One friend asked why LLMs generate different outputs every time. Especially sometimes they generate wrong answers on questions requiring certain knowledge. They sometimes know the truth and sometimes they do not. How?

This question originates from lack of understanding on how LLMs generate output. I will try to explain with a simple example.

LLM Training

LLMs are trained to predict next token given a sentence which is called a prompt. It is crucial to understand that LLM output is token. Not a paragraph, not a sentence, even not a word. A token can be a word or a part of a word. For the sake of simplicity lets assume our tokens are equivalent to words.

During training an LLM model reads a lot of text from wide range of sources and topics. At the end of training it learns how the language works. This learning may not be like you imagine. It learns relationship between words (tokens). It learns how likely is a word to follow a given text.

One of the benefits of next word prediction is that it enables a model to acquire knowledge about the syntax and semantics of the language, as well as factual information about the world.

Another crucial thing to understand is that next word prediction is not about outputting next word directly. Instead the model generates a distribution on possible next words. The most likely word will have a high probability but irrelevant words will also have non-zero probabilities.

LLM Inferencing

Once training is complete, an LLM can be used for generating text output,called as inferencing.

Remember that our model can only predict the next word given the input. To obtain a complete answer, we need to append the predicted word to the input and feed it back to the model at each generation step. This iterative process of generating words one by one is called decoding.

Please see Figure 1 for illustration of the decoding process.

Figure 1

Sampling

For the same input, a model, in general, will generate the same output. This is not desirable for text generation tasks that require creativity. Let’s assume you need a cooking recipe. A model generating the same recipe all the time would not be useful.

Some tasks need precise output, like question answering. For example, capital of Turkey do not change from time to time.
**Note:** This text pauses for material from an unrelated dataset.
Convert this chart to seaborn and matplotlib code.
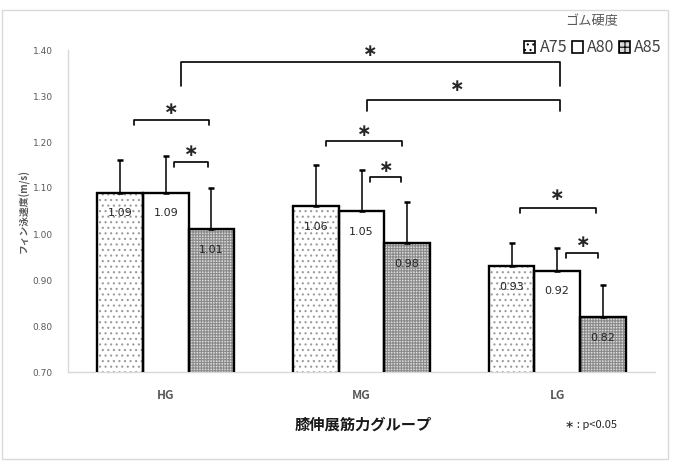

A language model supports both output style via sampling. One sampling method widely used is temperature based sampling. Temperature is a number between 0 and 1. When temperature is 0, most likely tokens will be selected at each step. As temperature approaches to 1, model becomes more likely to generate output based on less likely tokens.

Consider the next token distribution about capital in Figure 1. Ankara has a probability of 0.85 which is very high. However, if temperature is close to 1, less likely tokens like İstanbul, Bursa or İzmir can be selected. Depending on how close temperature is to 1, even completely irrelevant tokens can be selected, like flower, car, iskender etc. This is because the model output distribution is over full vocabulary.

Final Notes

  • Note that capitol is not the right word but the model still produces the correct answer. Because word capitol is placed closed to word capital in vector space.
  • Note that word Türkiye is used but not english word Turkey. The answer is still correct because Türkiye and Turkey are closely placed in the vector space of the model.
  • Note that second question does not refer to Turkey but model understands that the question is about Turkey. Because model input is the prompt plus the conversation history.
  • Note that, at the final stage, just before the final token is generated, all history, prompt, and generated tokens are fed into the model to generate the last token. Let’s call all the text fed into the model a context. LLMs come with a context size limit. Context cannot exceed this limit. For example, most known chat models ChatGpt and Gpt-4 have 4096 and 8K token limits respectively.